When the occupation dictates your life — and your funeral

Long before he died in a work accident on an Israeli construction site, Muhamad Barghouth’s life was dictated by the violent whims of military occupation. 

By Aviv Tatarsky

A Palestinian boy watches a bulldozer clearing land for the Israeli separation wall surrounding the West Bank village of Walajeh, September 5, 2011. (Ryan Rodrick Beiler)
A Palestinian boy watches a bulldozer clearing land for the Israeli separation wall surrounding the West Bank village of Walajeh, September 5, 2011. (Ryan Rodrick Beiler)

Last month, the grandson of a very close friend of mine was killed. Muhamad Bargouth, 22, whose grandfather I have grown close to in my many visits to the Palestinian village of Walajeh over the years, was killed in an accident at an Israeli construction site not all that far from his family home. Accidents can happen. But Muhamad’s death was more than accident: his life was marked by the violence Israel’s occupation visited upon his family and village — violence that also steered his life toward that construction site where he died.

Israeli security forces arrested Muhamad’s father and grandfather in the 1990s. The two were imprisoned for several months without ever being put on trial, during which time they were tortured. Muhamad’s father never fully recovered from the physical and psychological damage.

In 2010, when Muhamad was 14, Israel began building the separation barrier on land belonging to his village, Walajeh, located in between Jerusalem and Bethlehem. The barrier cut through his family’s plot, less than 200 feet from his home. Muhamad’s teenage years were marked by explosions that blasted holes in the landscape of his childhood and Israeli bulldozers uprooting the orchards his grandfather planted. As a teenager, he had to get used to the tear gas regularly thrown and shot at nonviolent protestors demonstrating along the route of the barrier near his home. It was there that he witnessed soldiers beating and arresting his friends and relatives.

Muhamad graduated from school a few years later. Under different circumstances, he would most likely have continued on to university, as many of his peers living in the occupied territories do. He grew up with a close, supportive family, with a kind and assertive grandmother and a charismatic, open-minded grandfather who was a leader in the village council. But studies did not interest Muhamad much — that’s the way it is when you grow up with a father who survived torture, and when you experience the trauma and violence of the separation barrier snaking by your home.

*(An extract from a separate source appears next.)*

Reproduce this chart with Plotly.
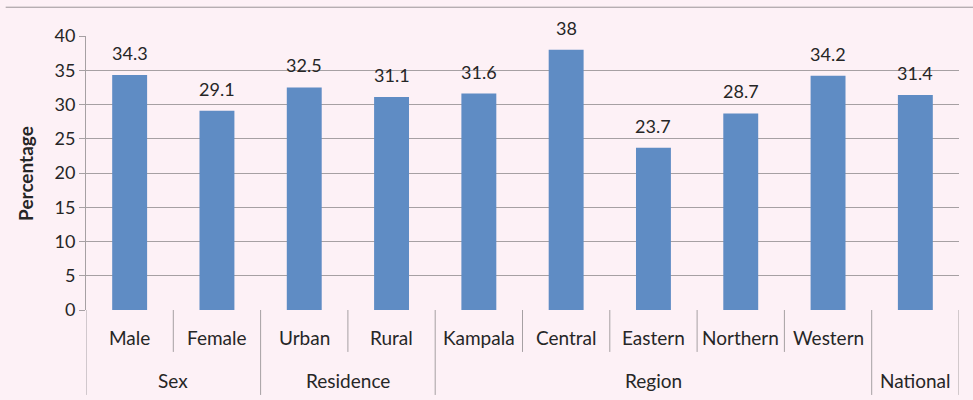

Even without a university degree, Muhamad could have made a living off the land; his grandfather was a skilled farmer who carried the ancient agricultural knowledge of generations. But the Israeli government, which coveted Walajeh’s land, constructed the barrier right next to the villagers’ homes. To facilitate the construction, the authorities uprooted 180 olive trees belonging to Muhamad’s family, with dozens more ending up on the “Israeli” side of the barrier.

Muhamad Bargouth. (Aviv Tatarsky)
Muhamad Bargouth. (Aviv Tatarsky)

Many families in Walajeh faced similar, life-changing losses to their livelihoods. Israel constructed the barrier in such a way as to cut the village off from some 300 acres of its land – mostly olive terraces and a large spring. The Jerusalem municipality swiftly converted this area into a “national park for the welfare of Jerusalem residents,” on top of hundreds of acres that had already been expropriated to build the settlement of Gilo. Despite annexing Walajeh’s land, Israel did not annex the people who live on it, refusing to give them the permanent resident status held by most Palestinians in East Jerusalem. They aren’t even second-class citizens.

In my countless visits to the village over the years, I witnessed the Bargouth family’s economic deterioration. Muhamad’s grandfather and uncles, once resourceful entrepreneurs, were forced into unemployment and became increasingly hopeless. It was up to the grandsons to earn money for the family. That is how Muhamad came to work at the construction site in Israel where he died.

Occupation is not an abstract concept: the myriad ways it affects Palestinians’ lives reverberate far beyond the deprivation of self-rule. Even the violent incidents that capture media attention don’t convey its full implications. Occupation is having every aspect in one’s life dictated by the will of a foreign army.

Even Muhamad’s burial could have been dictated by the whims of the occupation. Muhamad’s family’s ancestral burial grounds were also cut off from the village by the barrier, a decision Israel’s High Court gave its stamp of approval to a few years ago.

When I visited the family the day after the funeral, I tried to imagine Muhamad’s proud grandfather having to argue with an army officer for the right to bury his grandson next to his ancestors. I tried to imagine what would be more painful: obtaining the army’s permission every time Muhamad’s parents want to visit the grave, or sacrificing the right to bury their son there so as to avoid enduring that kind of humiliation.

With trepidation, I asked Muhamad’s grandfather where they buried Muhamad. “We buried him up in the village cemetery,” far from the family’s home but at least on the “Palestinian” side of the separation barrier, he replied. “His mother would have gone crazy if his grave was so close to the house.”